### THE REQUEST:
From the first line of the listing below, retype each line up to and including the one with "from matplotlib.patches import Rectangle"; pictures stay out.

### MATERIAL PROVIDED:

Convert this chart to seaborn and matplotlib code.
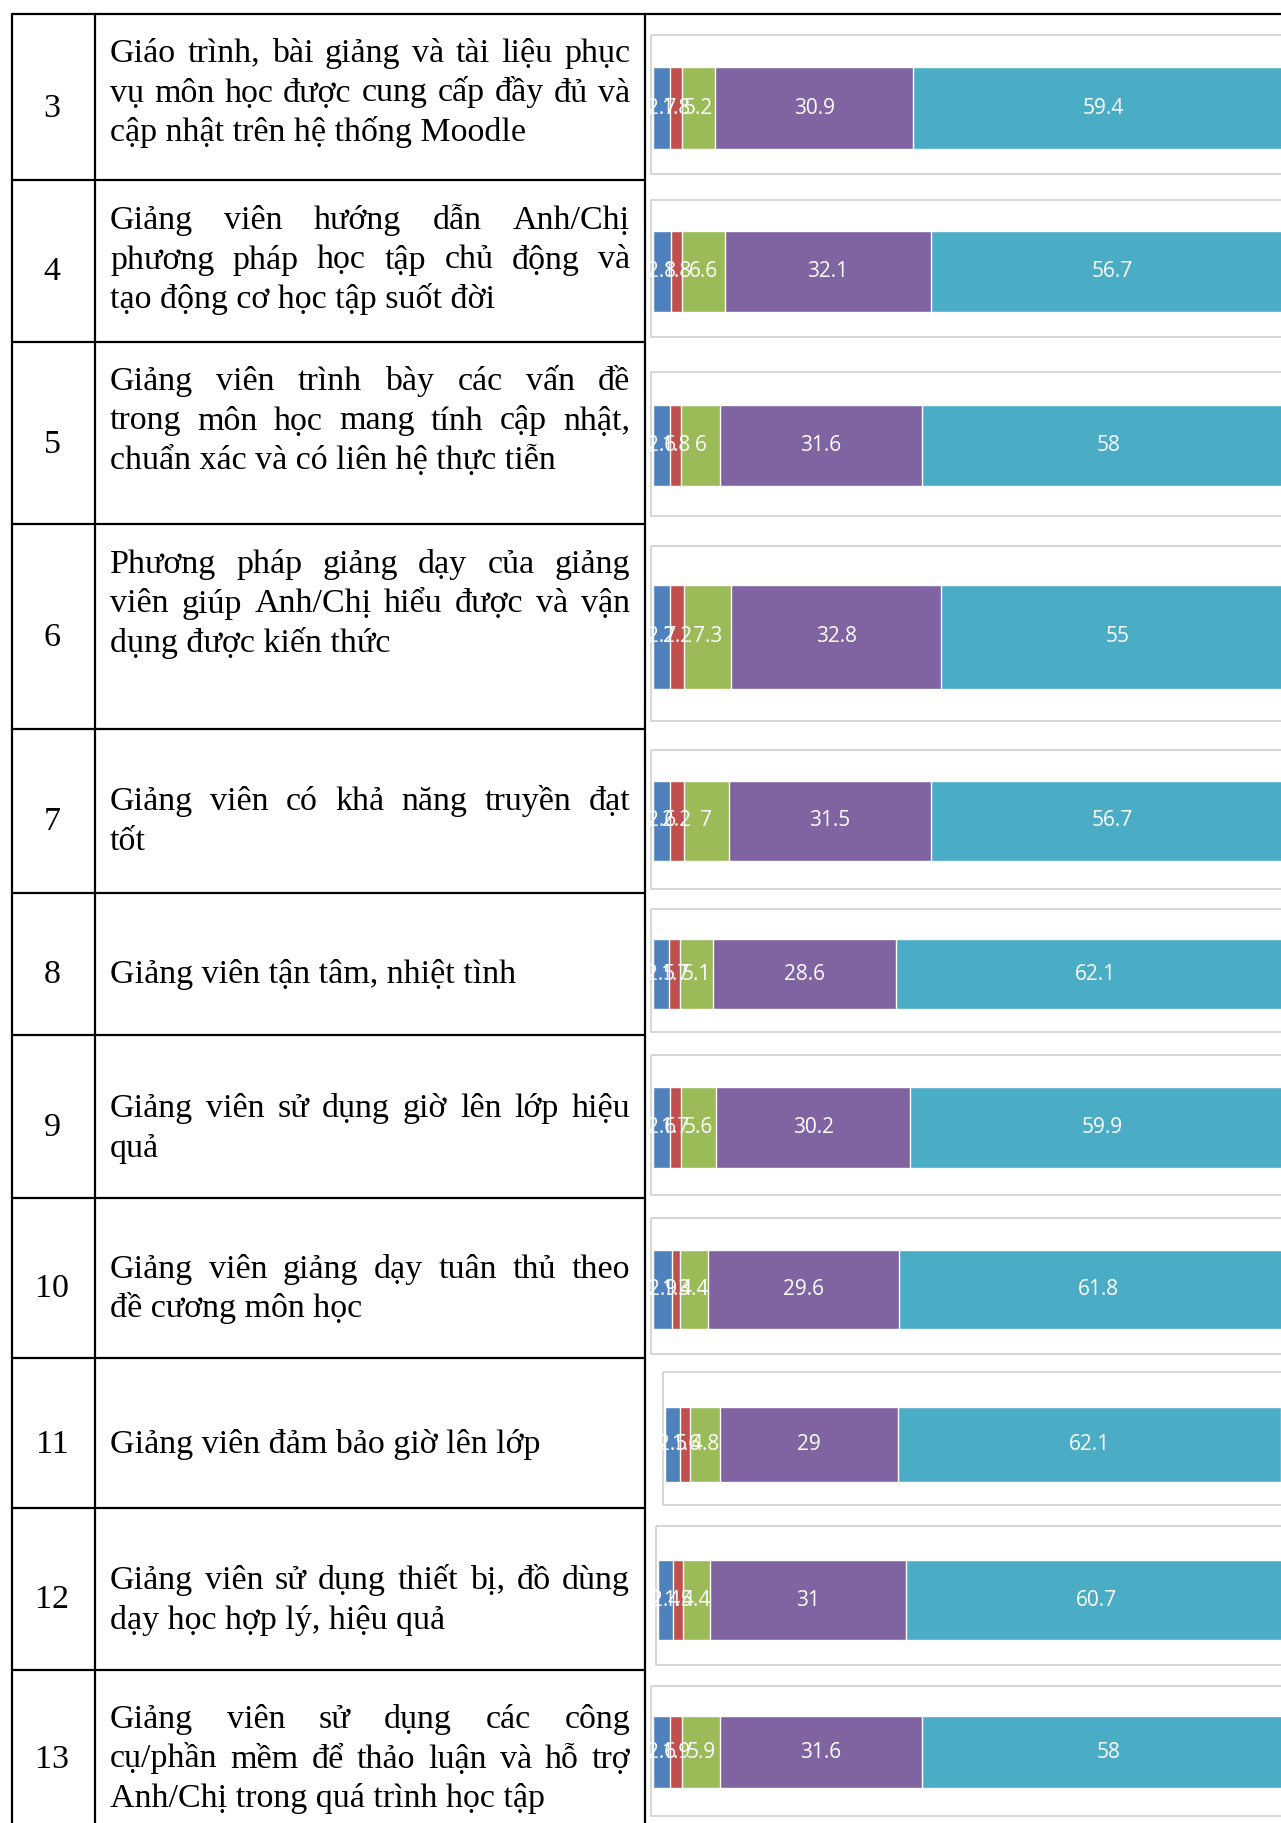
import seaborn as sns
import matplotlib.pyplot as plt
import pandas as pd
import numpy as np
from matplotlib.patches import Rectangle

# ---- data ----
row_ids = ["3", "4", "5", "6", "7", "8", "9", "10", "11", "12", "13"]
statements = [
    ["Giáo trình, bài giảng và tài liệu phục", "vụ môn học được cung cấp đầy đủ và", "cập nhật trên hệ thống Moodle"],
    ["Giảng viên hướng dẫn Anh/Chị", "phương pháp học tập chủ động và", "tạo động cơ học tập suốt đời"],
    ["Giảng viên trình bày các vấn đề", "trong môn học mang tính cập nhật,", "chuẩn xác và có liên hệ thực tiễn"],
    ["Phương pháp giảng dạy của giảng", "viên giúp Anh/Chị hiểu được và vận", "dụng được kiến thức"],
    ["Giảng viên có khả năng truyền đạt", "tốt"],
    ["Giảng viên tận tâm, nhiệt tình"],
    ["Giảng viên sử dụng giờ lên lớp hiệu", "quả"],
    ["Giảng viên giảng dạy tuân thủ theo", "đề cương môn học"],
    ["Giảng viên đảm bảo giờ lên lớp"],
    ["Giảng viên sử dụng thiết bị, đồ dùng", "dạy học hợp lý, hiệu quả"],
    ["Giảng viên sử dụng các công", "cụ/phần mềm để thảo luận và hỗ trợ", "Anh/Chị trong quá trình học tập"],
]
level1 = [2.7, 2.8, 2.6, 2.7, 2.6, 2.5, 2.6, 2.9, 2.5, 2.4, 2.6]
level2 = [1.8, 1.8, 1.8, 2.2, 2.2, 1.7, 1.7, 1.3, 1.6, 1.5, 1.9]
level3 = [5.2, 6.6, 6, 7.3, 7, 5.1, 5.6, 4.4, 4.8, 4.4, 5.9]
level4 = [30.9, 32.1, 31.6, 32.8, 31.5, 28.6, 30.2, 29.6, 29, 31, 31.6]
level5 = [59.4, 56.7, 58, 55, 56.7, 62.1, 59.9, 61.8, 62.1, 60.7, 58]
level_colors = ["#4F81BD", "#C0504D", "#9BBB59", "#8064A2", "#4BACC6"]

# ---- layout (pixels) ----
W, H = 1281, 1823
row_lines = [14, 180, 342, 524, 729, 893, 1035, 1198, 1358, 1508, 1670]
col_lines = [12, 95, 645]
num_y = [107, 270, 443, 636, 820, 973, 1126, 1287, 1443, 1598, 1758]
text_y0 = [52, 219, 380, 563, 800, 973, 1107, 1268, 1443, 1579, 1718]
line_gap = 39.5
text_x0, text_x1 = 110, 630
frame_box = [(35, 174), (200, 337), (372, 516), (546, 721), (750, 889), (909, 1032),
             (1055, 1195), (1218, 1354), (1372, 1505), (1526, 1665), (1686, 1816)]
bar_box = [(67, 149), (231, 312), (405, 486), (585, 689), (781, 861), (939, 1009),
           (1087, 1168), (1250, 1329), (1407, 1482), (1560, 1640), (1716, 1788)]
bar_left = [653, 653, 653, 653, 653, 653, 653, 653, 665, 658, 653]
bar_scale = [6.41, 6.41, 6.41, 6.41, 6.41, 6.41, 6.41, 6.45, 6.16, 6.30, 6.41]

sns.set_style("white")
plt.rcParams['font.family'] = ['Liberation Serif', 'DejaVu Serif']

fig = plt.figure(figsize=(W / 100, H / 100), dpi=100)
bg = fig.add_axes([0, 0, 1, 1])
bg.set_xlim(0, W)
bg.set_ylim(H, 0)
bg.axis("off")
renderer = fig.canvas.get_renderer()

serif = dict(fontsize=24.5, color="black", family=['Liberation Serif', 'DejaVu Serif'])

# table grid
bg.plot([col_lines[0], W], [row_lines[0], row_lines[0]], color="black", lw=1.6)
for y in row_lines[1:]:
    bg.plot([col_lines[0], col_lines[2]], [y, y], color="black", lw=1.6)
for x in col_lines:
    bg.plot([x, x], [row_lines[0], H], color="black", lw=1.6)


def word_width(w):
    t = bg.text(0, 0, w, **serif)
    wd = t.get_window_extent(renderer).width
    t.remove()
    return wd


def draw_line(line, y, last):
    words = line.split(" ")
    if last or len(words) == 1:
        bg.text(text_x0, y, line, va="baseline", ha="left", **serif)
        return
    widths = [word_width(w) for w in words]
    gap = (text_x1 - text_x0 - sum(widths)) / (len(words) - 1)
    x = text_x0
    for w, wd in zip(words, widths):
        bg.text(x, y, w, va="baseline", ha="left", **serif)
        x += wd + gap


for i, rid in enumerate(row_ids):
    bg.text(52, num_y[i] + 10, rid, ha="center", va="baseline", **serif)
    lines = statements[i]
    for j, line in enumerate(lines):
        draw_line(line, text_y0[i] + j * line_gap + 10, j == len(lines) - 1)

# stacked bars, one small chart per row
levels = np.array([level1, level2, level3, level4, level5]).T
for i in range(len(row_ids)):
    ft, fb = frame_box[i]
    bg.add_patch(Rectangle((bar_left[i] - 2, ft), W, fb - ft, fill=False,
                           edgecolor="#d0d0d0", lw=1.2))
    bt, bb = bar_box[i]
    ax = fig.add_axes([bar_left[i] / W, 1 - bb / H, 100 * bar_scale[i] / W, (bb - bt) / H])
    vals = levels[i]
    cum = np.cumsum(vals)
    df = pd.DataFrame({"total": cum, "row": ["r"] * 5, "level": range(5)})
    for k in range(4, -1, -1):
        sns.barplot(data=df[df["level"] == k], x="total", y="row", orient="h",
                    color=level_colors[k], width=1, saturation=1, ax=ax)
    ax.set_xlim(0, 100)
    ax.set_ylim(0.5, -0.5)
    ax.axis("off")
    for k in range(5):
        ax.text(cum[k] - vals[k] / 2, 0, f"{vals[k]:g}", ha="center", va="center",
                color="white", fontsize=15, family=["Open Sans", "DejaVu Sans"])

fig.savefig("out.png", dpi=100)
plt.close()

### OUTPUT BELOW:
Convert this chart to seaborn and matplotlib code.
import seaborn as sns
import matplotlib.pyplot as plt
import pandas as pd
import numpy as np
from matplotlib.patches import Rectangle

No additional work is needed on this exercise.